À 20 mois des Jeux olympiques de Vancouver et Whistler, l'homme derrière la relance du ski alpin canadien doit démissionner.

Dans un geste surprise, Ken Read a annoncé hier qu'il abandonnerait le mois prochain son poste de chef de la direction de Canada Alpin (ACA). L'homme de 52 ans a annoncé sa décision aux employés plus tôt cette semaine. Hier, dans les bureaux de Calgary, l'émotion était à son comble pour ce que Read a qualifié de «journée de célébration».

Surpris de ce départ précipité, Erik Guay, chef de file de l'équipe masculine de vitesse, a néanmoins applaudi le changement de garde. «C'est une bonne affaire», a affirmé le descendeur de Mont-Tremblant à La Presse.

Ironiquement, la démission de Read est attribuable à l'émergence de son fils aîné de 17 ans, Erik, qui a gagné l'argent en descente dans la catégorie des 15-16 ans aux derniers Championnats du monde juniors de Formigal, en Espagne.

À coup sûr, Erik intégrera un jour l'équipe canadienne de ski alpin. Or un règlement de la fédération prévoit que le parent d'un membre de l'équipe ne peut occuper un poste de direction. Ce règlement général avait été spécifiquement mis en place pour se prémunir contre toute apparence de conflit d'intérêts dans le cas où les enfants de Read venaient à joindre les rangs de l'équipe.

«La famille en premier, mais il en allait aussi de l'intégrité de l'organisation», a expliqué Read en entrevue, se disant en «total accord» avec le règlement. «Le sport de haut niveau est déjà assez exigeant, tu n'as pas besoin de distractions extérieures ou de gens qui remettent en question les décisions de sélection.»

Il a su relancer le ski alpin

Quand Read a pris la barre du bateau, en juin 2002, Canada Alpin était à la dérive. Sur le plan sportif, l'équipe venait d'être blanchie aux JO de Salt Lake City. Sur le plan financier, l'organisation croulait sous les dettes. Sous le règne de Read, un infatigable travailleur, le budget global d'ACA est passé de sept à 21 millions, dont les trois quarts proviennent de commanditaires. Le budget de l'équipe senior a presque doublé, passant de quatre à sept millions. Les résultats se sont fait sentir sur la neige avec une récolte record de podiums sur le circuit de la Coupe du monde.

Au-delà des données brutes, Read a aussi complètement transformé l'organisation du ski de compétition au Canada, du bas de la pyramide jusqu'au sommet. L'équipe de Coupe du monde n'a jamais été aussi bien soutenue, tant du côté des entraîneurs que de l'équipe technique et de soutien.

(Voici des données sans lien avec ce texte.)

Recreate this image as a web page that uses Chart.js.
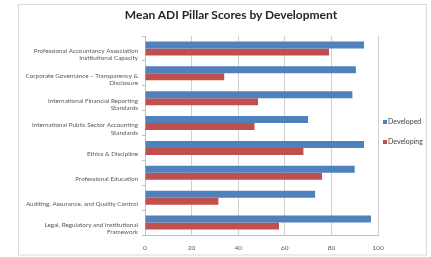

Si les initiés savaient que Read devrait éventuellement quitter, plusieurs ont cru qu'il resterait en poste au moins jusqu'aux Mondiaux de Val d'Isère, l'hiver prochain, sinon jusqu'aux Jeux de Vancouver, en 2010.

«Il était mieux pour ACA que cette décision soit prise dès maintenant plutôt que juste avant les Championnats du monde ou les Jeux olympiques, a affirmé Reid Drury, président du conseil d'administration d'ACA. C'est une décision très professionnelle de la part de Ken. On a perdu un membre très important de l'équipe, mais l'équipe est toujours là.»

Des ennemis

Personnalité forte, l'ex-Crazy Canuck s'était fait quelques ennemis au sein de l'équipe. Les entraîneurs n'étaient pas toujours d'accord avec ses décisions. Sous le couvert de l'anonymat, certains skieurs lui reprochaient aussi un ego démesuré.

De son côté, Guay n'a jamais caché qu'il n'était pas le plus grand fan de Read. «Il a beaucoup apporté à l'équipe, mais en même temps, il n'était pas l'homme le plus facile avec qui travailler, a précisé le skieur de 26 ans, joint au milieu d'un camp d'entraînement à Tremblant. Il fallait que ça marche à sa façon, tout le temps.»

Guay a mal digéré le congédiement par Read de son entraîneur Burkhard Schaffer à l'été 2006. Il lui reproche aussi ses relations parfois tendues avec les skieurs. «Il ne s'entendait pas super bien avec tous les athlètes, a-t-il souligné. Il s'était d'ailleurs chicané avec certains d'entre eux. Il faisait une bonne job, mais en même temps, il doit avoir le respect de tous les athlètes, ce qui manquait.»

Si le départ de Read risque d'avoir un impact au niveau affaires, cela ne paraîtra pas sur les pentes, assure Guay. «Tout est en place depuis un petit bout, a-t-il noté. Je ne pense pas qu'il y aura de changements drastiques, surtout avec les Championnats du monde et les Jeux olympiques qui s'en viennent. Nos entraîneurs sont bons et savent défendre nos intérêts. Je ne suis pas tellement inquiet.»